Massachusetts’ 3-Year Energy Plan Prioritizes Energy Efficiency

CodeWatcher Massachusetts energy plan

Massachusetts’ energy plan, broad in scope, aims for greenhouse gas emission reductions, and addresses energy storage and strategic electrification among other advances.

Massachusetts is working on a three-year energy plan, which stipulates, as Samantha Caputo of Northeast Energy Efficiency Partnerships (NEEP) reports, that the utilities are “obligated to acquire all available energy efficiency and demand reduction resources that are cost-effective or less expensive than supply,” per the state’s Green Communities Act (GCA).

In the Energy Efficiency Advisory Council’s (EEAC) response to the draft plan, the Council stipulates that energy efficiency investments planned under the GCA should reflect the Commonwealth’s long-term greenhouse gas (GHG) reduction requirement of 80% GHG reduction from 1990 levels by 2050, as established in the state’s Global Warming Solutions Act (GWSA) of 2008. To do this, the 3-year plan will have to prioritize cost-effective energy efficiency and demand reduction resources that lead to greater lifetime emissions reductions.

Also, the recently passed Act to Advance Clean Energy has provisions that will impact the 3-year planning process by adding energy storage, active demand management technologies, and strategic electrification as eligible under energy efficiency programs. The Act also adds programs that result in customers switching to renewable energy sources or other clean energy technologies to the energy efficiency plans.
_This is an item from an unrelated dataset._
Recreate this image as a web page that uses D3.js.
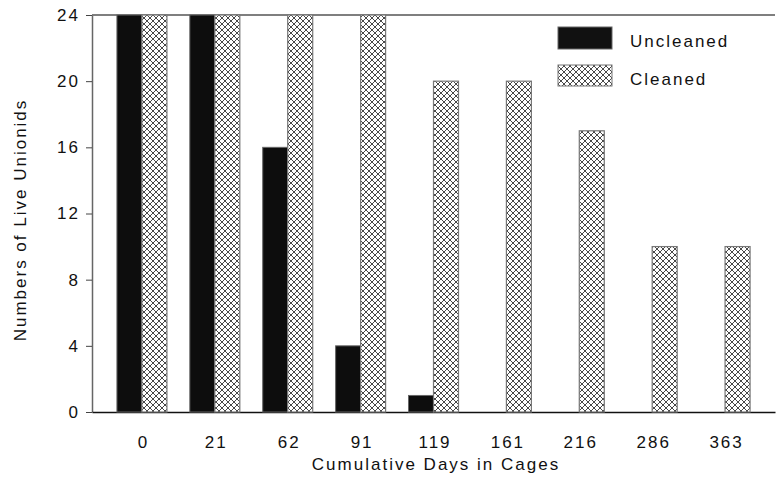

In addition, cost-effectiveness screening is broadened to ensure that programs “obtain energy savings and other benefits with value greater than the costs of the program,” rather than energy savings and system benefits. It also requires that energy efficiency program cost-effectiveness testing be aggregated/screened by sector rather than by measure. By adding the “other benefits” language to the provisions for cost-effectiveness, Massachusetts has the opportunity to include non-energy impacts such as carbon reduction, economic development, and other benefits relevant to public policy goals. It gives the state flexibility when setting their goals and/or obtaining stakeholder buy-in, and it’s an approach other states might want to emulate.